Interest Rates, Inflation and the effects on the Economy & The Property Market

The RBA lifted the cash rate a further 25 basis points, to 3.35%, at their February board meeting.  The cash rate has jumped 325 basis points since moving off record lows in May last year.

Today’s rise in the cash rate was broadly expected, but the trajectory of interest rates over the coming months remains highly uncertain and is tied to the outlook for inflation, which in itself is shrouded in uncertainty.

Headline inflation (1.9% Q4 / 7.8% annual) came in below the RBA’s forecast for the December quarter, but the more important core inflation reading (1.7% Q4 / 6.9% annual), based on the trimmed mean, was higher than forecast. However, core inflation was at least down slightly from the September quarter (1.9%).  

Global inflationary pressures are easing, and domestically, a relatively weak December retail spending result could be the first clear sign that consumers are reigning in their spending. Additionally, the housing component of CPI, which has the largest weight of any sub-group, dropped sharply through the final quarter of 2022.  

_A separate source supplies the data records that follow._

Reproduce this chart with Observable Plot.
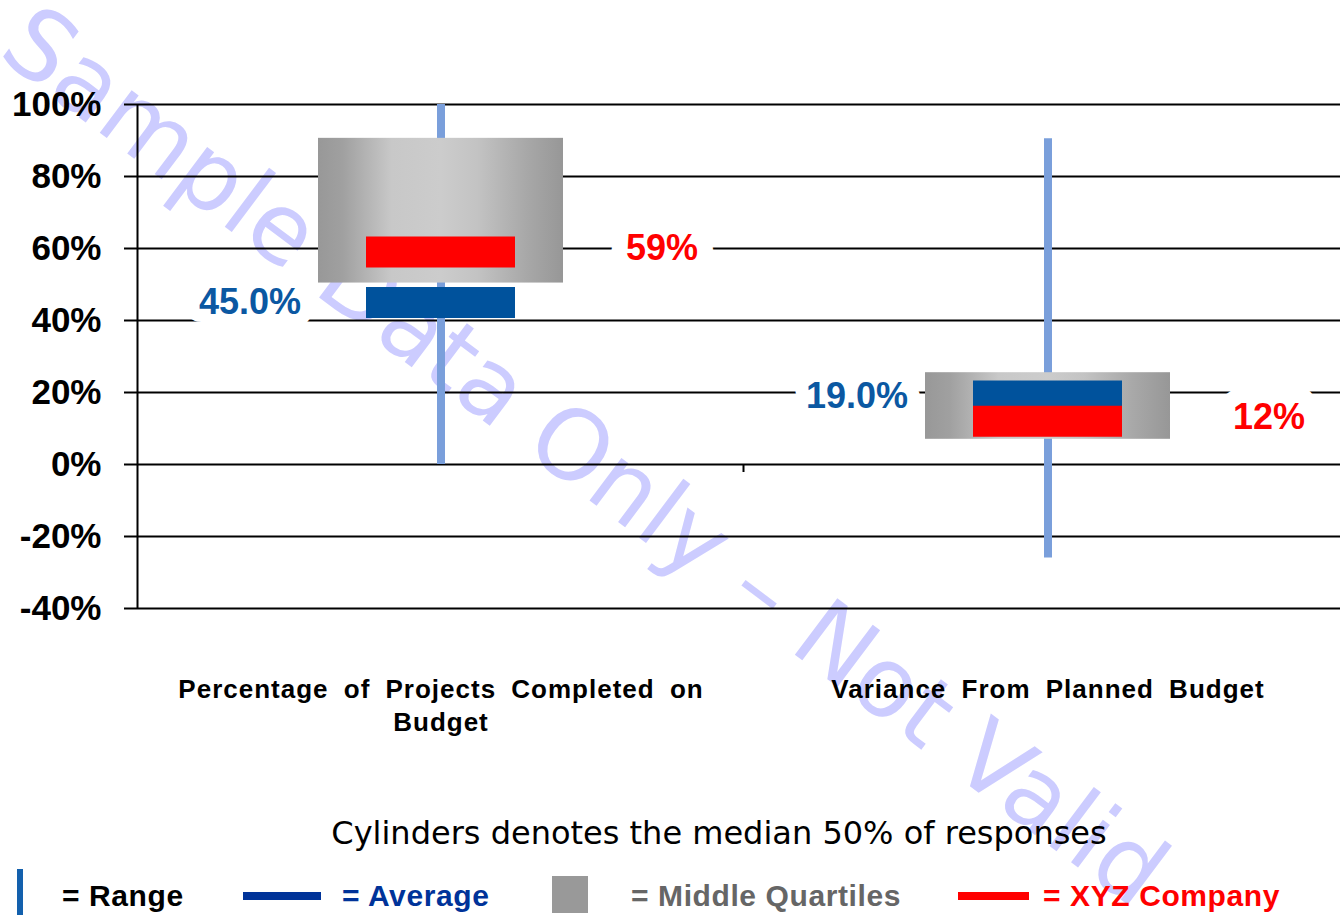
<!DOCTYPE html>
<html>
<head>
<meta charset="utf-8">
<script src="https://cdn.jsdelivr.net/npm/d3@7"></script>
<script src="https://cdn.jsdelivr.net/npm/@observablehq/plot@0.6"></script>
<style>
  html, body { margin: 0; padding: 0; background: #fff; }
  #wrap { position: relative; width: 1340px; height: 915px; overflow: hidden; }
  #watermark { position: absolute; left: -4px; top: 55px; font-family: "DejaVu Sans", sans-serif; font-size: 97px; line-height: 97px; color: #ccccff; white-space: nowrap; transform-origin: 0 0; transform: rotate(36.9deg) translateY(-0.846em); z-index: 0; }
  #chart { position: absolute; left: 0; top: 0; z-index: 1; }
  #caption { position: absolute; top: 817px; left: 719px; transform: translateX(-50%); font-family: "DejaVu Sans", sans-serif; font-size: 32px; line-height: 32px; white-space: nowrap; color: #000; z-index: 2; }
  .sw { position: absolute; z-index: 2; }
  .lt { position: absolute; z-index: 2; top: 881px; font-family: "Liberation Sans", Arial, sans-serif; font-weight: bold; font-size: 30px; line-height: 30px; letter-spacing: 0.6px; white-space: nowrap; }
</style>
</head>
<body>
<div id="wrap">
  <div id="watermark"></div>
  <div id="chart"></div>
  <div id="caption"></div>
</div>
<script>
// ---- data ----
const categories = ["Percentage of Projects Completed on Budget", "Variance From Planned Budget"];
const categoryLines = [["Percentage of Projects Completed on", "Budget"], ["Variance From Planned Budget"]];
const rangeLow = [0, -26];
const rangeHigh = [100, 90.5];
const quartileLow = [50.4, 7];
const quartileHigh = [90.6, 25.5];
const averageValues = [45.0, 19.0];
const companyValues = [59, 12];
const averageLabels = ["45.0%", "19.0%"];
const companyLabels = ["59%", "12%"];
const yTicks = [-40, -20, 0, 20, 40, 60, 80, 100];
const captionText = "Cylinders denotes the median 50% of responses";
const legendLabels = ["= Range", "= Average", "= Middle Quartiles", "= XYZ Company"];
const watermarkText = "Sample Data Only – Not Valid";

const rows = categories.map((c, i) => ({
  category: c,
  lines: categoryLines[i].join("\n"),
  lo: rangeLow[i], hi: rangeHigh[i],
  q1: quartileLow[i], q3: quartileHigh[i],
  avg: averageValues[i], co: companyValues[i],
  avgLabel: averageLabels[i], coLabel: companyLabels[i]
}));

const BAND = 607;
const plot = Plot.plot({
  width: 1340,
  height: 760,
  marginLeft: 137,
  marginRight: 0,
  marginTop: 104,
  marginBottom: 152,
  style: {background: "transparent", fontFamily: "'Liberation Sans', Arial, sans-serif", fontSize: "35px", fontWeight: "bold", color: "#000", overflow: "visible"},
  x: {domain: categories, range: [136.5, 136.5 + 2 * BAND], padding: 0, axis: null},
  y: {domain: [-40, 100], axis: null},
  marks: [
    Plot.ruleY(yTicks, {stroke: "#000", strokeWidth: 2}),
    Plot.axisY(yTicks, {tickSize: 13, tickPadding: 23, tickFormat: d => d + "%", strokeWidth: 2, label: null}),
    Plot.ruleX(rows.slice(0, 1), {x: "category", dx: -BAND / 2, y1: yTicks[0], y2: yTicks[yTicks.length - 1], stroke: "#000", strokeWidth: 2}),
    Plot.ruleX(rows, {x: "category", y1: "lo", y2: "hi", stroke: "#7a9fdb", strokeWidth: 8}),
    Plot.barY(rows, {x: "category", y1: "q1", y2: "q3", insetLeft: 181, insetRight: 181, fill: "url(#cyl)"}),
    Plot.tickY(rows, {x: "category", y: "avg", stroke: "#00529c", strokeWidth: 31, insetLeft: 229, insetRight: 229}),
    Plot.tickY(rows, {x: "category", y: "co", stroke: "#ff0000", strokeWidth: 31, insetLeft: 229, insetRight: 229}),
    Plot.text(rows, {x: "category", y: "avg", text: "avgLabel", dx: -191, fill: "#0b58a2", stroke: "white", strokeWidth: 26, strokeLinejoin: "round", fontSize: 36}),
    Plot.text(rows, {x: "category", y: "co", text: "coLabel", dx: 221, dy: -4, fill: "#ff0000", stroke: "white", strokeWidth: 32, strokeLinejoin: "round", fontSize: 36}),
    Plot.text(rows, {x: "category", text: "lines", frameAnchor: "bottom", lineAnchor: "top", dy: 66, lineHeight: 1.27, fontSize: 26, fill: "#000"})
  ]
});

// gradient for the "cylinders"
const svg = d3.select(plot);
const defs = svg.insert("defs", ":first-child");
const grad = defs.append("linearGradient").attr("id", "cyl").attr("x1", 0).attr("x2", 1).attr("y1", 0).attr("y2", 0);
[[0, "#989898"], [0.1, "#a0a0a0"], [0.3, "#c8c8c8"], [0.5, "#cccccc"], [0.65, "#c3c3c3"], [0.85, "#a8a8a8"], [1, "#979797"]]
  .forEach(([o, c]) => grad.append("stop").attr("offset", o).attr("stop-color", c));

// divider tick between the two categories on the 0% line
const xs = plot.scale("x"), ys = plot.scale("y");
const xDiv = xs.range[0] + xs.bandwidth;
const y0 = ys.apply ? ys.apply(0) : 464;
svg.append("line").attr("x1", xDiv).attr("x2", xDiv).attr("y1", y0).attr("y2", y0 + 8).attr("stroke", "#000").attr("stroke-width", 2);

// letter / word spacing on the category labels
const allLines = categoryLines.flat();
svg.selectAll("text").each(function () {
  const t = this.textContent;
  if (allLines.some(l => t.includes(l))) {
    this.setAttribute("letter-spacing", "1");
    this.setAttribute("word-spacing", "7");
    this.style.letterSpacing = "1px";
    this.style.wordSpacing = "7px";
  }
});

document.getElementById("chart").appendChild(plot);
document.getElementById("watermark").textContent = watermarkText;
document.getElementById("caption").textContent = captionText;

// legend
const wrap = document.getElementById("wrap");
function box(left, top, w, h, color) {
  const d = document.createElement("div");
  d.className = "sw";
  Object.assign(d.style, {left: left + "px", top: top + "px", width: w + "px", height: h + "px", background: color});
  wrap.appendChild(d);
}
function label(left, text, color) {
  const s = document.createElement("div");
  s.className = "lt";
  s.style.left = left + "px";
  s.style.color = color;
  s.textContent = text;
  wrap.appendChild(s);
}
box(17, 869, 6, 46, "#1360ad");
label(62, legendLabels[0], "#000");
box(243, 892, 78, 8, "#003399");
label(342, legendLabels[1], "#003399");
box(552, 876, 36, 37, "#999999");
label(631, legendLabels[2], "#666666");
box(958, 892, 71, 8, "#ff0000");
label(1043, legendLabels[3], "#ff0000");
</script>
</body>
</html>
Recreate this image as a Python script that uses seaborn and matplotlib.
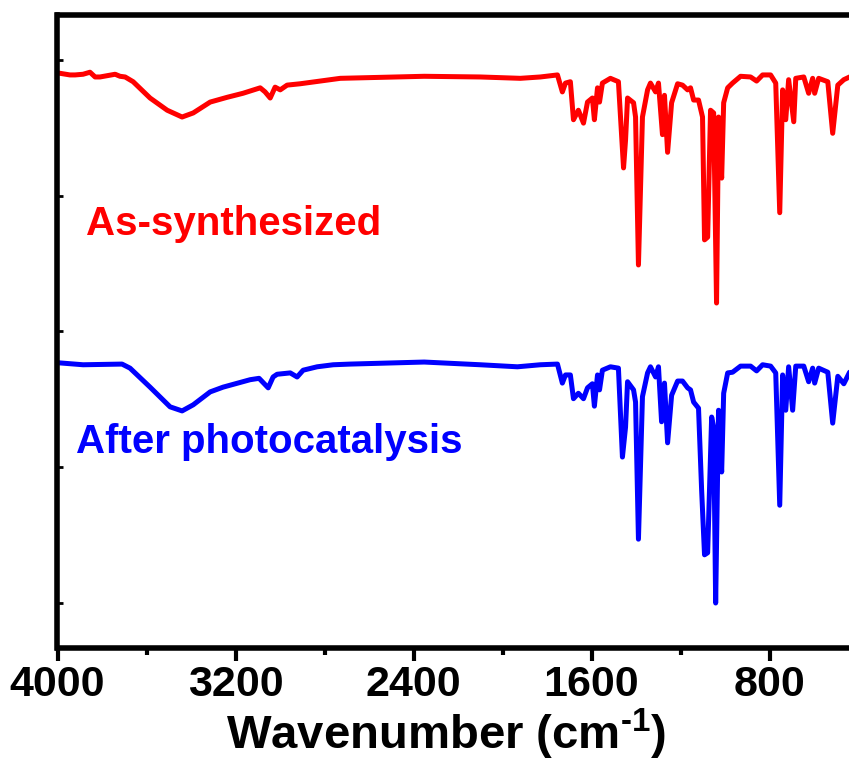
import numpy as np
import pandas as pd
import matplotlib
matplotlib.use("Agg")
import matplotlib.pyplot as plt
from matplotlib import font_manager as fm
from matplotlib.ticker import MultipleLocator
import seaborn as sns

# ---------------- data ----------------
wn_as = [4000, 3944, 3921, 3885, 3854, 3831, 3809, 3741, 3719, 3696, 3660, 3584, 3507, 3440,
         3390, 3314, 3238, 3166, 3089, 3067, 3044, 3022, 2999, 2968, 2909, 2729, 2352, 2100,
         1920, 1830, 1753, 1731, 1717, 1695, 1681, 1659, 1636, 1618, 1596, 1587, 1573, 1564,
         1551, 1515, 1479, 1456, 1447, 1438, 1411, 1402, 1389, 1371, 1348, 1335, 1312, 1299,
         1281, 1272, 1258, 1240, 1213, 1191, 1168, 1155, 1141, 1119, 1101, 1092, 1078, 1065,
         1051, 1038, 1029, 1015, 1006, 988, 966, 930, 885, 858, 831, 795, 772, 754, 741, 727,
         714, 691, 682, 646, 624, 606, 597, 579, 538, 516, 493, 466, 440, 408]
t_as = [88.1, 87.8, 87.8, 87.9, 88.2, 87.5, 87.5, 87.9, 87.6, 87.5, 86.8, 84.4, 82.6, 81.6,
        82.2, 83.8, 84.5, 85.1, 85.9, 85.3, 84.4, 86.0, 85.6, 86.3, 86.5, 87.3, 87.6, 87.5,
        87.3, 87.5, 87.8, 85.3, 86.6, 86.8, 81.2, 82.6, 80.7, 83.8, 84.4, 81.2, 85.9, 83.8,
        86.6, 87.3, 86.8, 74.1, 78.2, 84.4, 83.7, 81.6, 59.8, 81.6, 85.6, 86.6, 85.3, 86.6,
        79.0, 84.8, 76.4, 83.7, 86.5, 86.3, 85.6, 85.9, 84.1, 84.1, 81.6, 63.5, 63.9, 82.6,
        82.2, 54.2, 81.6, 72.6, 83.7, 85.9, 86.6, 87.6, 87.5, 86.9, 87.8, 87.8, 86.6, 67.5,
        85.6, 81.2, 87.1, 80.9, 87.3, 87.5, 85.1, 87.3, 85.1, 87.3, 86.8, 79.2, 86.3, 87.1,
        87.5, 87.3]

wn_after = [4000, 3885, 3710, 3674, 3584, 3494, 3440, 3390, 3314, 3256, 3134, 3094, 3053,
            3031, 3013, 2954, 2923, 2896, 2833, 2761, 2684, 2352, 2100, 1933, 1830, 1753,
            1731, 1717, 1695, 1681, 1659, 1636, 1618, 1596, 1587, 1573, 1564, 1551, 1515,
            1479, 1461, 1447, 1438, 1411, 1402, 1389, 1371, 1348, 1335, 1312, 1299, 1285,
            1272, 1258, 1240, 1213, 1191, 1168, 1155, 1141, 1119, 1105, 1092, 1078, 1060,
            1051, 1042, 1029, 1015, 1006, 988, 966, 930, 885, 858, 831, 795, 772, 754, 741,
            727, 714, 696, 682, 646, 624, 606, 597, 579, 538, 516, 493, 466, 440, 408]
t_after = [45.4, 45.1, 45.2, 44.6, 41.8, 38.9, 38.3, 39.2, 41.1, 41.8, 42.9, 43.1, 41.7,
           43.3, 43.7, 43.9, 43.3, 44.3, 44.8, 45.1, 45.2, 45.5, 45.1, 44.8, 45.1, 45.2,
           42.4, 43.6, 43.6, 40.1, 40.9, 40.1, 41.7, 42.3, 39.0, 43.6, 41.4, 44.3, 44.8,
           44.6, 31.5, 35.9, 42.6, 41.4, 39.6, 19.4, 40.4, 43.9, 44.8, 43.3, 44.8, 36.7,
           42.4, 33.6, 40.6, 42.7, 42.7, 41.7, 41.4, 39.6, 38.7, 26.6, 17.1, 17.4, 37.4,
           35.9, 10.0, 38.4, 29.3, 40.9, 43.9, 44.0, 44.9, 44.9, 44.2, 45.1, 44.9, 43.9,
           24.4, 43.6, 38.4, 44.8, 38.4, 44.9, 44.9, 42.6, 44.6, 42.4, 44.6, 44.0, 36.5,
           43.4, 42.3, 44.0, 44.3]

series_names = ["As-synthesized", "After photocatalysis"]
series_colors = ["#FF0000", "#0000FF"]
x_ticks = [4000, 3200, 2400, 1600, 800]
y_ticks = [10, 30, 50, 70, 90]

# ---------------- style ----------------
sns.set_style("ticks")
names = {f.name for f in fm.fontManager.ttflist}
base_font = "Liberation Sans" if "Liberation Sans" in names else "DejaVu Sans"

plt.rcParams["font.family"] = [base_font, "DejaVu Sans"]
plt.rcParams["font.weight"] = "bold"
plt.rcParams["text.color"] = "black"
plt.rcParams["axes.labelcolor"] = "black"
plt.rcParams["xtick.color"] = "black"
plt.rcParams["ytick.color"] = "black"
plt.rcParams["mathtext.fontset"] = "custom"
plt.rcParams["mathtext.rm"] = f"{base_font}:bold"
plt.rcParams["mathtext.default"] = "regular"

df = pd.concat([
    pd.DataFrame({"wn": wn_as, "T": t_as, "sample": series_names[0]}),
    pd.DataFrame({"wn": wn_after, "T": t_after, "sample": series_names[1]}),
])

fig = plt.figure(figsize=(8.49, 7.62), dpi=100)
ax = fig.add_axes([57.5 / 849, (762 - 648) / 762, 801 / 849, 633 / 762])

sns.lineplot(data=df, x="wn", y="T", hue="sample", palette=series_colors,
             estimator=None, sort=False, linewidth=3.6, legend=False, ax=ax)

ax.set_xlim(4000, 400)
ax.set_ylim(3.37, 96.63)
ax.set_xticks(x_ticks)
ax.xaxis.set_minor_locator(MultipleLocator(400))
ax.set_yticks(y_ticks)
ax.set_ylabel("")

for s in ax.spines.values():
    s.set_linewidth(4)
    s.set_color("black")

ax.tick_params(axis="x", which="major", direction="out", length=9, width=3, pad=3,
               labelsize=31)
ax.tick_params(axis="x", which="minor", direction="out", length=5, width=3)
ax.tick_params(axis="y", which="major", direction="in", length=4, width=2, labelleft=False)
for lab in ax.get_xticklabels():
    lab.set_fontweight("bold")

ax.set_xlabel("Wavenumber (cm$^{\\text{-1}}$)", fontsize=34, fontweight="bold")
ax.xaxis.label.set_va("baseline")
ax.xaxis.set_label_coords(0.485, (648 - 749) / 633)

ax.text(3872, 64.2, series_names[0], color=series_colors[0], fontsize=29,
        fontweight="bold", ha="left", va="baseline")
ax.text(3917, 32.1, series_names[1], color=series_colors[1], fontsize=29,
        fontweight="bold", ha="left", va="baseline")

fig.savefig("out.png", dpi=100)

Mainstream forecasts for the cash rate reflect the uncertainty around inflation outcomes, ranging from the RBA holding the cash rate at 3.35%, through to another 75 basis points of hikes.  However, a recent survey from Bloomberg puts the median forecast at 3.6%, implying one more hike of 25 basis points in the wings.

The latest rate hike takes recent borrowers outside of their serviceability assessments at the time of origination.  Since October 2021, lenders have assessed new borrowers on their ability to service a mortgage under an interest rate scenario that is at least 300 basis points above their origination rate.  The latest lift in the cash rate will push these recent borrowers beyond their serviceability tests.

For those with a home loan, the latest increase adds roughly $77 per month in repayments to a $500,000 variable rate owner-occupier mortgage and $116 per month to a $750,000 mortgage. Since the recent low point in April, on the same loan amounts, repayments have increased by approximately $821/month and $1,232/month respectively.

For the housing sector, higher interest rates represent a further downside risk to purchasing activity and values, although it’s reasonable to assume most Australians had already ‘priced in’ today’s rate hike.